The hard truth is this: in the current market, if a prospective homebuyer can only purchase a home by obtaining an ARM, they are likely unqualified to purchase the home — the jumbo crowd excluded. Once again, it seems we are qualifying the unqualified to make the real estate market appear move vigorous than it is. This overreaching leads to a dip in sales volume and then in prices, and a longer period of stagnation before the organic recovery truly begins.
Moving forward with the hard-won experience and vivid knowledge gained from the recent past, real estate agents and brokers must present a clear picture of the reality of ARMs for their buyers, lest we repeat the history we now so deeply bemoan.
This is great from a principal standpoint, but continues to ignore the borrower paradigm that we’ve been faced with the great run-up of 2003 – 2006, and that is that a homeowner determined to obtain a ARM for whatever reason will get it from someone. If not the sensible mortgage broker, another broker; if not his/her bank, another bank; if not his/her credit union, then another credit union.
You can talk till your blue in the face about the role of the responsible broker wisely counseling his conforming loan borrower to go with a 30/20/15 year loan for security’s sake, but as long as there’s a 1% or more benefit to an ARM that borrower is committed to, only the government outlawing ARMs for all but the super jumbo crowd will stop that consumer from getting what he wants.
I’m proud to say that I never sold an Option ARM to one of my conventional clients.
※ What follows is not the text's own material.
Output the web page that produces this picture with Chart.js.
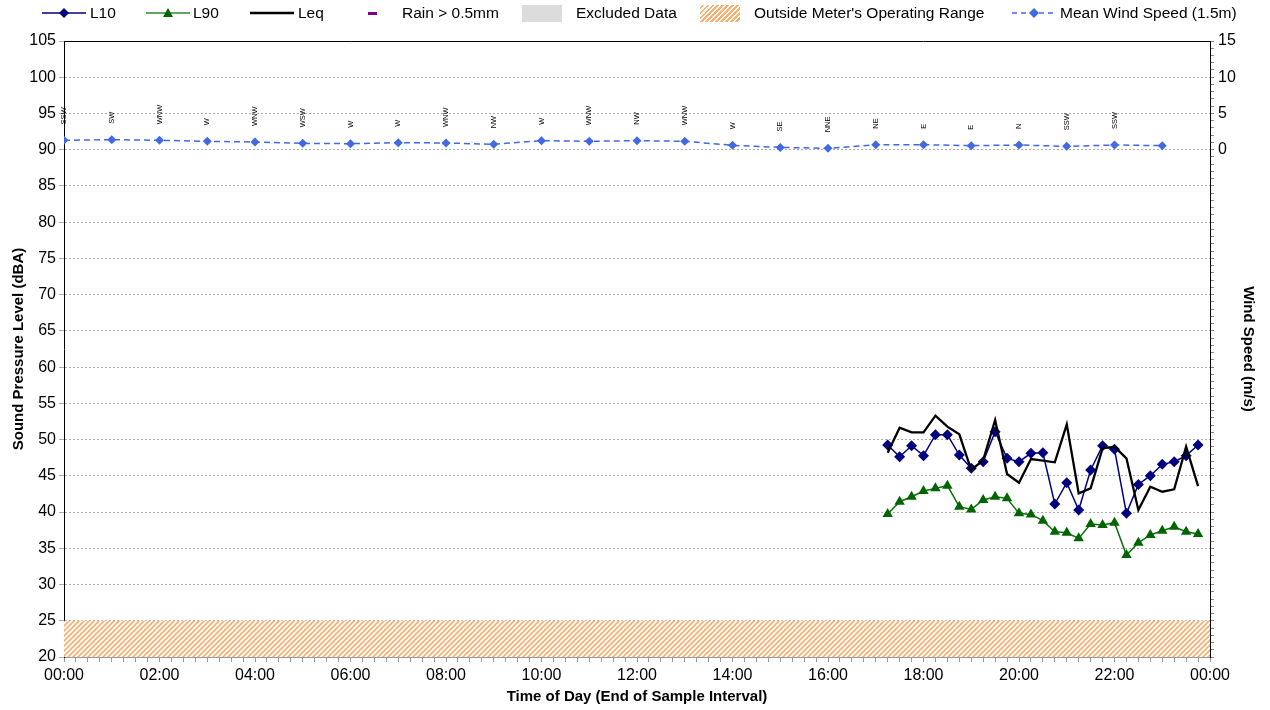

But ARMs — even those with Interest-Only payment provisions — are and have been a staple in my offerings for the past 12 years. Have some of my former clients lost their homes over resets? Yes. Will others? Probably. The fact is, as a mortgage professional we’re legally required now to provide consumers with a fixed rate option when offering a ARM product, as well as complying with advertising disclosures when it comes to ARMs and Interest-only loans, so it’s not at all as if the wool is being pulled over borrower’s eyes by unscrupulous lenders in this day and age. The consumer who would elect an ARM for any reason when a comparable fixed rate product exists knows full well the risk he/she is assuming now.
One thing not mentioned above is that the typical loan-to-value for super jumbo is also significantly less than conforming loan amounts. For Pete’s sake — FHA offers a 5/1 ARM with only 3.5% down on a purchase up to FHA limits per county~! Compare that to 20% – 35% down for super jumbo loans.
Speaking of FHA, I think if one wants to be fair to the issue of foreclosure prevention, it starts with FHA. A FHA buyer can borrow (in the form of a “gift”) the 3.5% – 5% down payment (e.g. no “skin in the game”) and within a few months be upside-down in the property. Now we have the perfect storm for a deed in lieu, foreclosure, or short sale, right? Borrower with nothing vested so nothing lost, upside-down in a home, paying expensive mortgage insurance along with PITI, and the government backing up the paper. Talk about the “pending wave of foreclosures” coming — I doubt ARMs will represent anything on a comparable level to FHA practices as they stand today.
What’s needed on the conforming front is real world risk management. That is, eligibility for a conforming ARM loan needs to be less than 80% loan-to-value, superior credit, 6 months PITI reserves, and the borrower must show that funds used to close are his/hers only. Those criteria alone would stem the origination of higher risk ARMs to blue-collar Americans. Make the same standard apply for 5/1 FHA loans too.
I’ve always believed that the reason America has rampant drunk driving is because the penalties for getting caught are simply not strict enough. If a first-time offense resulted in a felony conviction, loss of license for 12 months, and a minimum 30 days in jail along with a minimum $5000 fine we’d see the number of DUI arrests drop to next-to-nothing. Same goes for “fixing” the foreclosure crisis. Raise the damn bar on qualifying as it relates to equity, credit, debt-income ratios, etc and watch the number of delinquent loans drop for years to come. No one wants to do that on a government level, so responsibility for a homeowner’s “success” in their loan is still being placed on the lenders and brokers, and that’s just not where it lies.